# localizations of Dedekind domains are Dedekind

If $R$ is an integral domain with field of fractions $k$ and $S\subseteq R\setminus\{0\}$ is a multiplicative set, then the localization at $S$ is given by

 $S^{-1}R=\left\{s^{-1}x:x\in R,s\in S\right\}$

(up to isomorphism). This is a subring of $k$, and the following theorem states that localizations of Dedekind domains are again Dedekind domains.

###### Theorem.

Let $R$ be a Dedekind domain and $S\subseteq R\setminus\{0\}$ be a multiplicative set. Then $S^{-1}R$ is a Dedekind domain.

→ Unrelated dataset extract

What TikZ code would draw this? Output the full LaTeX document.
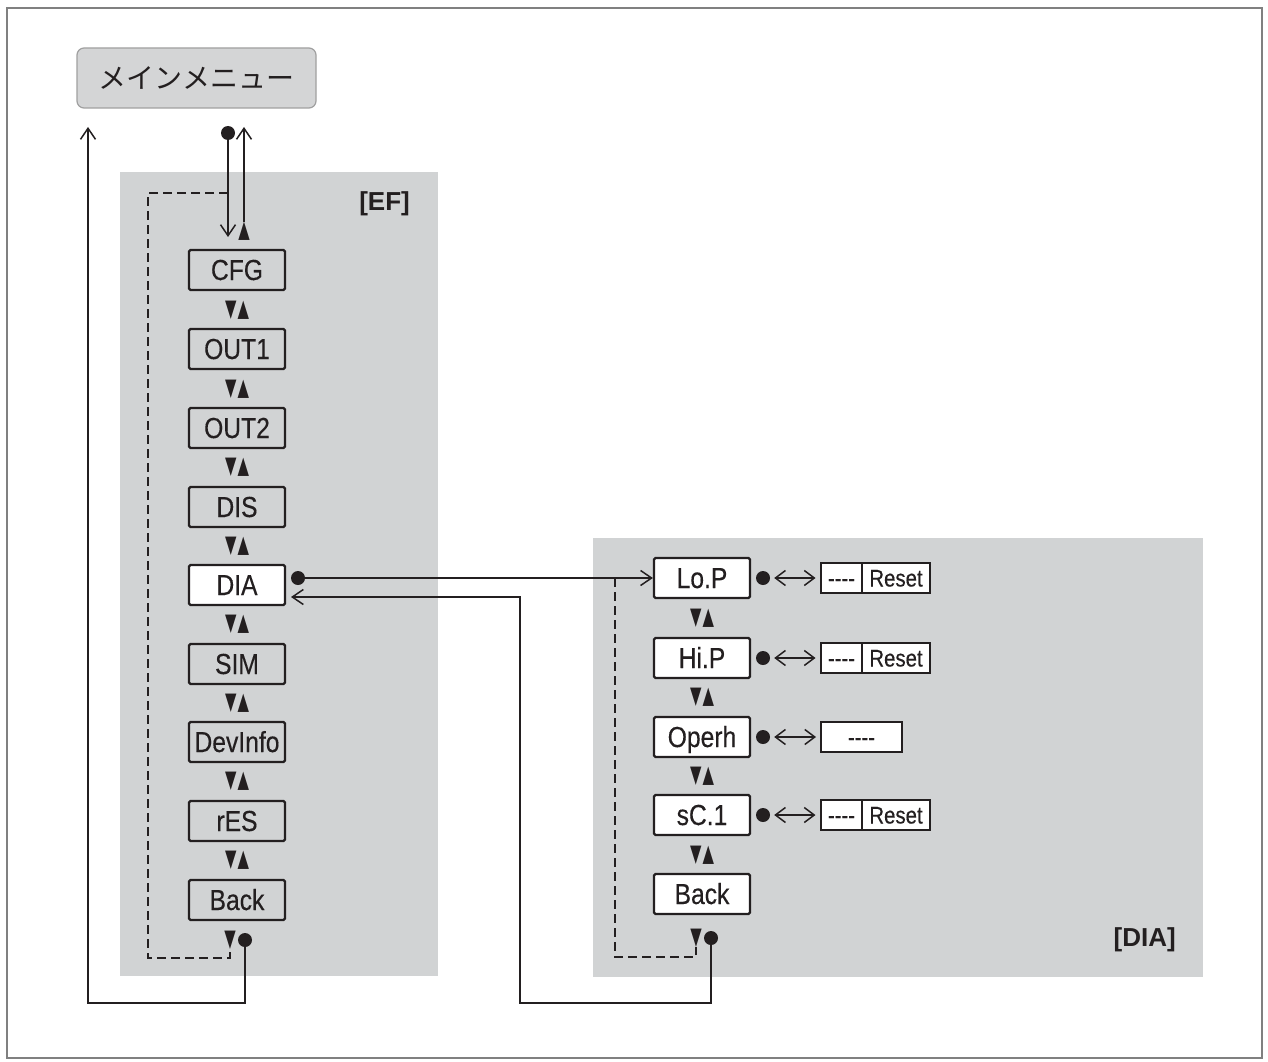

A special case of this is the localization at a prime ideal $\mathfrak{p}$, which is defined as $R_{\mathfrak{p}}\equiv(R\setminus\mathfrak{p})^{-1}R$, and is therefore a Dedekind domain. In fact, if $\mathfrak{p}$ is nonzero then it can be shown that $R_{\mathfrak{p}}$ is a discrete valuation ring.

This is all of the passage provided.